**DATA BLOCK**:

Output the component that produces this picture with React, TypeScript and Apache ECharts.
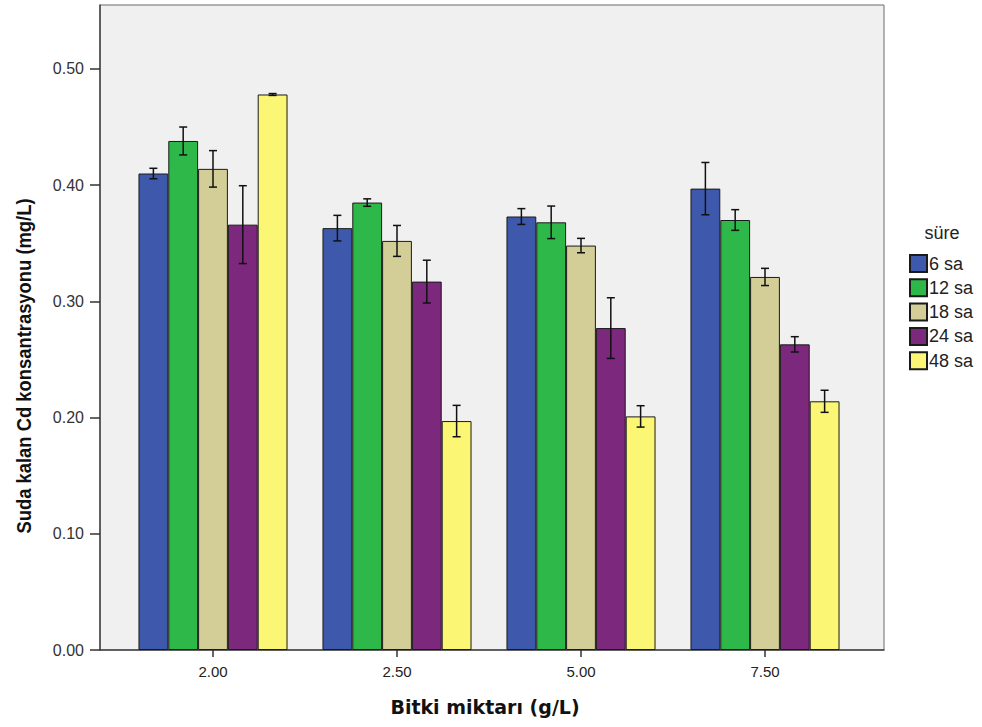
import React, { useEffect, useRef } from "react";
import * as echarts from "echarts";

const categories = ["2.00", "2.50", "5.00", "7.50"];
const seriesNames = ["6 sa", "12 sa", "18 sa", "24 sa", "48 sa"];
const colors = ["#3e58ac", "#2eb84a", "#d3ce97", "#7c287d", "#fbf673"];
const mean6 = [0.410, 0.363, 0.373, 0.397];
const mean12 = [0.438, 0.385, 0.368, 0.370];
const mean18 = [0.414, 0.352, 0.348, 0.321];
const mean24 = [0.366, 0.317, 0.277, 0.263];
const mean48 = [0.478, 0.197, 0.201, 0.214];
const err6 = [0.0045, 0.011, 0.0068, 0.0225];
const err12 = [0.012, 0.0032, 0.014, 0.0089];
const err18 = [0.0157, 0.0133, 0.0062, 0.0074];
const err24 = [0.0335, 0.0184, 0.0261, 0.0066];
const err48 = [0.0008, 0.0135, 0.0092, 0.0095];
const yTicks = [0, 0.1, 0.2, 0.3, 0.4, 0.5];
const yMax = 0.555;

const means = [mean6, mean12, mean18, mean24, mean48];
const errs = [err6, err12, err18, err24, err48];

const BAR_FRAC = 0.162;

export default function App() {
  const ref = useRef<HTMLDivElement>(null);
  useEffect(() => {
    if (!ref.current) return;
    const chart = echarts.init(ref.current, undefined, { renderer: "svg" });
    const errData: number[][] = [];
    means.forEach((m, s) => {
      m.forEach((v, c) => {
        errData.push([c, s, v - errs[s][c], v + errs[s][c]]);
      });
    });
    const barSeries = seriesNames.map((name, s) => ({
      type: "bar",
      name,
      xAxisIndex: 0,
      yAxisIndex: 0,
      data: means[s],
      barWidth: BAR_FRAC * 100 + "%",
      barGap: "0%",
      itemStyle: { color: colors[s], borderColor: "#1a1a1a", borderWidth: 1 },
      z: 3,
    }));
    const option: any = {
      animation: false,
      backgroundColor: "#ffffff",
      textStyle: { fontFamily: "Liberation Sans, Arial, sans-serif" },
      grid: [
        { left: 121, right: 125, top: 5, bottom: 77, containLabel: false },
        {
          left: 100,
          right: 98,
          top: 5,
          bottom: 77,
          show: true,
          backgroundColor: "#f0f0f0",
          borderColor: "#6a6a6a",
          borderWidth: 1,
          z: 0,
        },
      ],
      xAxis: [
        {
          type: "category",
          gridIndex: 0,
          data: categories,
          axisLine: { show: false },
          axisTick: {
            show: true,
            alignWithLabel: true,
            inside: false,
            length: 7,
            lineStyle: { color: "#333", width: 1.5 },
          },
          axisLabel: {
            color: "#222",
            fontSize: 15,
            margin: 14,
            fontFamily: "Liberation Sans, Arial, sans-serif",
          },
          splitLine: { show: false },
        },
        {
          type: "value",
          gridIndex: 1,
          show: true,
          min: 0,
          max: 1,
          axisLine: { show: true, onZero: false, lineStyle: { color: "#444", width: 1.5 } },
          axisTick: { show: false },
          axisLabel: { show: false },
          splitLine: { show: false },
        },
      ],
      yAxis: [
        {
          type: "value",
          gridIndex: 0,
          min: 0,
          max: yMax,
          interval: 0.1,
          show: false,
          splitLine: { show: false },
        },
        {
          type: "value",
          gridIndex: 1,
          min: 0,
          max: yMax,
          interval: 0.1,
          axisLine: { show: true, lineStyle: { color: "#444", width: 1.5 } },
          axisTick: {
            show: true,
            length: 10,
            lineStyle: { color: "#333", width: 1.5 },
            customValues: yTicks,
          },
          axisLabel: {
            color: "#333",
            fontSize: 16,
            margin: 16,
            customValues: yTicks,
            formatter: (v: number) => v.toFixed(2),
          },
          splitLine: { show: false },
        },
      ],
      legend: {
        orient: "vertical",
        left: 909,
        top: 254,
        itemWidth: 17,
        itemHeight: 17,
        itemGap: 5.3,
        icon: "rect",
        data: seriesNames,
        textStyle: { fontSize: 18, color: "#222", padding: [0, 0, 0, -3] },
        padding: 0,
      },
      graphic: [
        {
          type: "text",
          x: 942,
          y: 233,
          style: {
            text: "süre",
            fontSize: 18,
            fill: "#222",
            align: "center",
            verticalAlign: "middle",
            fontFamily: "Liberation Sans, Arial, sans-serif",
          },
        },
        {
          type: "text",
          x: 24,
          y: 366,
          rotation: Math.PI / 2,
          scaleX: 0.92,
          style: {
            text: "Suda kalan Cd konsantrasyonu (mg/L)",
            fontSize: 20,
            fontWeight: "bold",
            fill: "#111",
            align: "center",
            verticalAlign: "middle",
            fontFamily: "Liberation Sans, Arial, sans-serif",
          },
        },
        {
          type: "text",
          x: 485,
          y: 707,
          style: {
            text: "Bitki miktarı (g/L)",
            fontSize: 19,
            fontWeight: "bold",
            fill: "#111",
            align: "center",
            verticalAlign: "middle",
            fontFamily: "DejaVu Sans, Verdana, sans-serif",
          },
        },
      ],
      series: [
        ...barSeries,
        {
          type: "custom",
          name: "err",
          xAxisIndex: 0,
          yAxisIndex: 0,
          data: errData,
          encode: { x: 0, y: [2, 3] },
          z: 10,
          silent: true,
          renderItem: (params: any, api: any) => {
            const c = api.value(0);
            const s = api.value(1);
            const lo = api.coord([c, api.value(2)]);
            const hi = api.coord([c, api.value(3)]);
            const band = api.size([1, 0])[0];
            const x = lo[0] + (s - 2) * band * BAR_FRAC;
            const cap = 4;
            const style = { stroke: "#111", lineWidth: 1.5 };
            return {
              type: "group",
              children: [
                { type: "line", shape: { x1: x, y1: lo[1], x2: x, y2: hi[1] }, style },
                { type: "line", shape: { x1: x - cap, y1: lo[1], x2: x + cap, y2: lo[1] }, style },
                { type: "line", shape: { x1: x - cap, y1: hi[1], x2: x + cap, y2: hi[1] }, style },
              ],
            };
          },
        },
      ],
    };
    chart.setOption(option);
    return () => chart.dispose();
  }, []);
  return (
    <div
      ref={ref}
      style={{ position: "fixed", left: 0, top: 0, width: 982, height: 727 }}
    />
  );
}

**GIVEN TASK**: Extract every line above that contains the word "React".

**COMPLETED TASK**:
Output the component that produces this picture with React, TypeScript and Apache ECharts.
import React, { useEffect, useRef } from "react";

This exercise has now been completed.